Regulations and deadlines, a tale as old as time, and one you know all too well. They start fairly vague, with many elements still up for consultation and refinement. Except for the deadline, that one is usually fixed rather quickly. Almost always quite some time in the future, but by the time everything is clear, it is usually very tight, and it requires every financial institution to rush things to meet it.

So, whenever a regulator decides to show some leniency and extend the deadline, surely that must be a great thing, right?

But is that always the case?

One year

A one-year delay, just like we had with SFDR RTS. This is where you are likely to say: “Thank you very much!”. Changes in the surrounding environment will be limited and manageable, so you can keep going at the same pace with the same workload and you are able to produce a better result with the extra year of work. Great! Of course, one could argue that this also costs another year of work, but assuming that you would not or barely have made the original deadline, this argument is usually void.

Two years

The first thought may be; two years is even better than one year! But is it really? Let’s take a look at CSRD sector-specific standards, how does that work out?

In general, you probably do not need these 2 years to finish up your deliverables, so how to best handle it? Should you go ahead and finish early? But what if the regulation still changes after you are done and you have already dismantled the project?

Or should you pause the project, because you have so many other challenges where these resources can be put to good use and then restart in time to meet the deadline? Will you still have all the resources and expertise? Because this project was already competing with other must-win-battles, who will certainly make good use of the available resources.

What about consultants? They will move on to other clients, how can you ensure the same level of knowledge in the project?

The processes and solutions which are interfacing with your scope, are not standing still either. Meaning that you will need to redesign parts of your target solution due to the delay. Suppose an interfacing solution is due to migrate to a new setup. Your original plan worked with the assumption that your project would be delivering first and would then undergo the migration in BaU. But now, you may have to take into account the migration during your own implementation. Complicated, to say the least.

Already you can see that the delay has its disadvantages, with no choice being only positive for your organization.

Three+ years

From here on, it starts to become impossible to manage. As is the case now with Basel IV, which was first delayed by a year and then by another two. Here you clearly run into a series of practical and strategical issues.

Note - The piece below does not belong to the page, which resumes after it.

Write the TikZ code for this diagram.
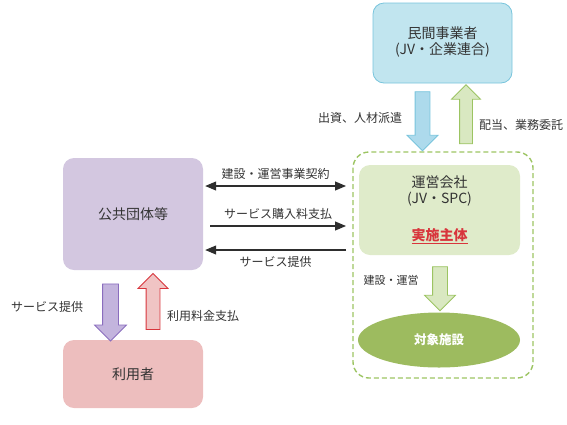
\documentclass[tikz,border=0pt]{standalone}
\usepackage{fontspec}
\setmainfont{Noto Sans CJK JP}
\usetikzlibrary{positioning, shapes.geometric, shapes.arrows, arrows.meta}
\definecolor{pfiInk}{HTML}{333333}
\definecolor{pfiBlue}{HTML}{C1E5EF}
\definecolor{pfiBlueLine}{HTML}{78C4DC}
\definecolor{pfiBlueArrow}{HTML}{ADDAEC}
\definecolor{pfiGreen}{HTML}{9CC462}
\definecolor{pfiGreenPale}{HTML}{D9E8C1}
\definecolor{pfiGreenBox}{HTML}{DFEBCA}
\definecolor{pfiOlive}{HTML}{9DBB5F}
\definecolor{pfiLilac}{HTML}{D3C7E0}
\definecolor{pfiLilacArrow}{HTML}{C3B4DD}
\definecolor{pfiPurple}{HTML}{8A6DBE}
\definecolor{pfiRose}{HTML}{EDBEBE}
\definecolor{pfiRosePale}{HTML}{F0C4C4}
\definecolor{pfiRed}{HTML}{D8353C}
\tikzset{
  box/.style={rounded corners=11pt, inner sep=0pt},
  blockarrow/.style={single arrow, single arrow head extend=8pt,
    inner xsep=0pt, inner ysep=#1, minimum width=1pt, line width=0.8pt},
  flow/.style={line width=1.1pt, pfiInk!90!black},
  lbl/.style={font=\fontsize{12}{14}\selectfont, text=pfiInk}
}
\begin{document}
\begin{tikzpicture}[x=1pt, y=-1pt, font=\fontsize{14}{17}\selectfont]
  \useasboundingbox (0,0) rectangle (567,424);

  % boxes
  \node[box, fill=pfiBlue, draw=pfiBlueLine, line width=0.8pt,
        minimum width=139pt, minimum height=80pt] (minkan) at (442.5,43) {};
  \node[text=pfiInk] at (442.5,33) {民間事業者};
  \node[text=pfiInk] at (442.5,50) {(JV・企業連合)};

  \draw[pfiGreen, line width=1.4pt, dash pattern=on 5pt off 3pt,
        rounded corners=16pt] (353,152) rectangle (533,378);
  \coordinate (frameW) at (353,200);

  \node[box, fill=pfiGreenBox, minimum width=161pt, minimum height=90pt]
        (unei) at (439.5,210) {};
  \node[text=pfiInk] at (439.5,182) {運営会社};
  \node[text=pfiInk] at (439.5,199) {(JV・SPC)};
  \node[text=pfiRed, font=\fontsize{14}{17}\selectfont\bfseries]
        (jisshi) at (439.5,236) {\underline{実施主体}};

  \node[ellipse, fill=pfiOlive, minimum width=162pt, minimum height=55pt,
        text=white, font=\fontsize{12.5}{15}\selectfont\bfseries]
        (shisetsu) at (439,340) {対象施設};

  \node[box, fill=pfiLilac, minimum width=140pt, minimum height=112pt,
        text=pfiInk] (kokyo) at (133,214) {公共団体等};
  \node[box, fill=pfiRose, minimum width=140pt, minimum height=68pt,
        text=pfiInk] (riyosha) at (133,374) {利用者};

  % block arrows
  \node[blockarrow=7pt, fill=pfiBlueArrow, draw=pfiBlueLine, rotate=-90,
        minimum height=59pt] (shusshi) at (422.5,117.5) {};
  \node[blockarrow=6pt, fill=pfiGreenPale, draw=pfiGreen, rotate=90,
        minimum height=59pt] (haito) at (466,117.5) {};
  \node[blockarrow=7pt, fill=pfiGreenPale, draw=pfiGreen, rotate=-90,
        minimum height=44pt] (kensetsu) at (440,285) {};
  \node[blockarrow=7.5pt, fill=pfiLilacArrow, draw=pfiPurple, rotate=-90,
        minimum height=57pt] (teikyo) at (110.5,308.5) {};
  \node[blockarrow=6.5pt, fill=pfiRosePale, draw=pfiRed, rotate=90,
        minimum height=56pt] (ryokin) at (153,305) {};

  \node[lbl] at (360,118) {出資、人材派遣};
  \node[lbl] at (521,125) {配当、業務委託};
  \node[lbl, font=\fontsize{11}{13}\selectfont] at (391,280) {建設・運営};
  \node[lbl] at (47,307) {サービス提供};
  \node[lbl] at (203,316) {利用料金支払};

  % contract flows
  \draw[flow, {Triangle[length=11pt,width=9pt]}-{Triangle[length=11pt,width=9pt]}]
    ([xshift=2pt]kokyo.east |- 0,186) -- ([xshift=-7pt]frameW |- 0,186)
    node[lbl, midway, above=3pt] {建設・運営事業契約};
  \draw[flow, -{Triangle[length=11pt,width=9pt]}]
    ([xshift=7pt]kokyo.east |- 0,226) -- ([xshift=-7pt]frameW |- 0,226)
    node[lbl, midway, above=3pt] {サービス購入料支払};
  \draw[flow, -{Triangle[length=11pt,width=9pt]}]
    ([xshift=-7pt]frameW |- 0,250) -- ([xshift=2pt]kokyo.east |- 0,250)
    node[lbl, midway, below=3pt] {サービス提供};
\end{tikzpicture}
\end{document}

Forget continuing the project or retaining the resources, no one is going to wait around for 1-2 years to restart a project. This means everything comes to a grinding halt, plans are put in the drawer and there will be no or little attention to the subject, except for maybe a short quarterly non-update in a QBR or other meeting.

But, even after 2 years you should still be able (with a new team) to take the original plans and execute them, right…? No. In three years’ time, your solution landscape will have undergone significant changes. Solutions which were earmarked for replacement in your initial plan, have now definitely been decommissioned. New solutions have been implemented, with new processes, new data structures, new interfaces etc. New challenges arose, shifting focus of the change agenda to these areas, which you could not account for in your initial plan.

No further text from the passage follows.